SR: I absolutely would ask but I wonder how many people are going to tell you if they have guns but don’t store them properly? I didn’t grow up with guns and I’m scared of them but I know people who are responsible gun owners so I don’t think that anyone who has a gun necessarily is bad or irresponsible. As other people pointed out, there are so many things surrounding sleepovers that are troublesome for me but it all really boils down to how well do I know the parents (which I know isn’t a guarantee either).
ALH: Sigh. I would ask, if I was an American. Don’t know how I’d respond to a yes — and I come from a hunting culture and have handled plenty of guns.
JL: I ask, saying something like “you know how interested kids are at this age.” And he doesn’t go if I’m not comfortable with the answer. I also have a good long talk with him about what to do if the subject of seeing a gun comes up.

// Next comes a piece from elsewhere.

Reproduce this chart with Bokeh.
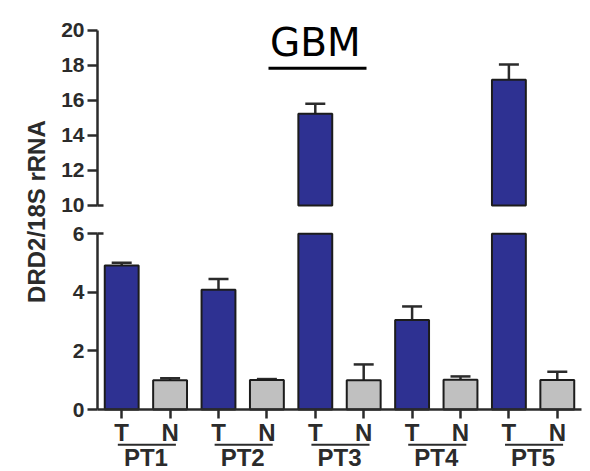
import numpy as np
from bokeh.plotting import figure
from bokeh.models import (Range1d, LinearAxis, FixedTicker, ColumnDataSource,
                          Whisker, TeeHead, Label, BoxAnnotation)
from bokeh.core.properties import value
from bokeh.embed import file_html
from bokeh.resources import INLINE

# ---- data ----
patients = ["PT1", "PT2", "PT3", "PT4", "PT5"]
groups = ["T", "N"]
tumor = [4.92, 4.09, 15.23, 3.06, 17.17]
tumor_err = [0.09, 0.37, 0.57, 0.46, 0.87]
normal = [1.00, 1.01, 1.00, 1.02, 1.01]
normal_err = [0.07, 0.03, 0.54, 0.11, 0.28]
lower_ticks = [0, 2, 4, 6]
upper_ticks = [10, 12, 14, 16, 18, 20]
break_low = 6
break_high = 10
title_text = "GBM"
y_label = "DRD2/18S rRNA"

# ---- styles ----
BLUE = "#2E3192"
GRAY = "#C0C0C0"
EDGE = "#1c1c1c"
AX = "#2b2b2b"
FONT = "Liberation Sans"

# categorical slots -> positions along x (one unit per bar)
factors = [(pt, g) for pt in patients for g in groups]
xpos = np.arange(len(factors)) + 0.5
vals, errs, cols = [], [], []
for t, te, n, ne in zip(tumor, tumor_err, normal, normal_err):
    vals += [t, n]
    errs += [te, ne]
    cols += [BLUE, GRAY]
vals = np.array(vals)
errs = np.array(errs)

low_src = ColumnDataSource(dict(x=xpos, top=np.minimum(vals, break_low), color=cols))
lw = vals <= break_low
low_err_src = ColumnDataSource(dict(x=xpos[lw], top=vals[lw], upper=(vals + errs)[lw]))
up = vals > break_high
up_src = ColumnDataSource(dict(x=xpos[up], top=vals[up], upper=(vals + errs)[up],
                               color=[c for c, m in zip(cols, up) if m]))

p = figure(width=590, height=471, x_range=Range1d(-2.004, 10.186),
           y_range=Range1d(-2.117, 13.97),
           output_backend="svg", toolbar_location=None,
           min_border_left=0, min_border_right=0, min_border_top=0, min_border_bottom=0)
p.extra_y_ranges = {"upper": Range1d(-5.174, 21.694)}
p.xgrid.visible = False
p.ygrid.visible = False
p.outline_line_color = None
p.background_fill_color = "white"
p.border_fill_color = "white"

p.vbar(x="x", top="top", bottom=0, width=0.7, source=low_src,
       fill_color="color", line_color=EDGE, line_width=2)
p.vbar(x="x", top="top", bottom=break_high, width=0.7, source=up_src,
       fill_color="color", line_color=EDGE, line_width=2, y_range_name="upper")

for src, rn in ((low_err_src, "default"), (up_src, "upper")):
    p.add_layout(Whisker(base="x", lower="top", upper="upper", source=src,
                         lower_head=None,
                         upper_head=TeeHead(size=20, line_width=2.5, line_color=AX),
                         line_width=2.5, line_color=AX, y_range_name=rn))

# y axes (lower 0-6, upper 10-20)
ya = p.yaxis[0]
ya.bounds = (0, break_low)
ya.ticker = FixedTicker(ticks=lower_ticks)
ya.fixed_location = 0
yu = LinearAxis(y_range_name="upper", bounds=(break_high, upper_ticks[-1]),
                ticker=FixedTicker(ticks=upper_ticks), fixed_location=0)
p.add_layout(yu, "left")

for ax in (ya, yu):
    ax.axis_line_width = 2.5
    ax.axis_line_color = AX
    ax.major_tick_line_width = 2.5
    ax.major_tick_line_color = AX
    ax.major_tick_out = 10
    ax.major_tick_in = 0
    ax.minor_tick_line_color = None
    ax.major_label_text_font = FONT
    ax.major_label_text_font_style = "bold"
    ax.major_label_text_font_size = "21px"
    ax.major_label_text_color = AX
    ax.major_label_standoff = 3

# small inward feet at the break ends of both axis segments
for rn, tick in (("default", break_low), ("upper", break_high)):
    foot = LinearAxis(y_range_name=rn, ticker=FixedTicker(ticks=[tick]),
                      fixed_location=0, bounds=(tick, tick))
    foot.axis_line_color = None
    foot.major_tick_line_width = 2.5
    foot.major_tick_line_color = AX
    foot.major_tick_in = 6
    foot.major_tick_out = 0
    foot.minor_tick_line_color = None
    foot.major_label_text_color = None
    p.add_layout(foot, "left")

# x axis with T / N labels
xa = p.xaxis[0]
xa.fixed_location = 0
xa.bounds = (0, len(factors))
xa.ticker = FixedTicker(ticks=list(xpos))
xa.major_label_overrides = {float(x): g for x, (_, g) in zip(xpos, factors)}
xa.minor_tick_line_color = None
xa.axis_line_width = 2.5
xa.axis_line_color = AX
xa.major_tick_line_width = 2.5
xa.major_tick_line_color = AX
xa.major_tick_out = 9
xa.major_tick_in = 0
xa.major_label_text_font = FONT
xa.major_label_text_font_style = "bold"
xa.major_label_text_font_size = "24px"
xa.major_label_text_color = AX
xa.major_label_standoff = 0

# brackets and patient labels
t_pos = xpos[0::2]
n_pos = xpos[1::2]
p.segment(x0=t_pos - 0.08, y0=-1.2, x1=n_pos + 0.12, y1=-1.2,
          line_width=2, line_color=AX)
p.text(x=(t_pos + n_pos) / 2, y=-1.64, text=patients, text_font=value(FONT),
       text_font_style="bold", text_font_size="24px", text_align="center",
       text_baseline="middle", text_color=AX)

# title with underline
p.add_layout(Label(x=4.5, y=19.27, y_range_name="upper", text=title_text,
                   text_font="DejaVu Sans", text_font_size="39px",
                   text_align="center", text_baseline="middle", text_color="black"))
p.add_layout(BoxAnnotation(left=3.533, right=5.558, bottom=17.74, top=17.91,
                           y_range_name="upper", fill_color="black", fill_alpha=1,
                           line_alpha=0))

# y axis title
p.add_layout(Label(x=-1.26, y=6.76, text=y_label, angle=np.pi / 2,
                   text_font=FONT, text_font_style="bold", text_font_size="24px",
                   text_align="center", text_baseline="middle", text_color=AX))

open("out.html", "w").write(file_html(p, INLINE))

Even after reading the comments, I’m still not sure if it’s something I won’t feel awkward asking about, but it really is a question that shouldn’t be uncommon (“normalized”), and therefore shouldn’t be a question that anyone would find offensive. On the other hand, it makes me wonder how I would feel if a parent who was a hardcore NRA member refused to allow their child over to our house because I wouldn’t be the person willing to arm myself to save their baby in an event that would be a hundred (if not a thousand) times MORE unlikely than an accidental gun-inflicted injury.
And while we’re talking about accidents, it never occurred to me that we should have my son’s stimulants secured in a lock box, which we are now going to remedy. But what about the beer in the fridge? What about the carkeys on the hooks? What about the stairs to the basement? The toilets, kitchen knives and glassware? Sure, *I* know there’s a huge difference between a gun and a glass, but the difference comes in teaching Responsibility. For me, that is something I can teach and don’t have to have a gun in my hand to teach it. NOT talking about it isn’t going to make it go away or not happen, and that’s hard for me to remember because open discussions often feel as if I’m erasing innocence.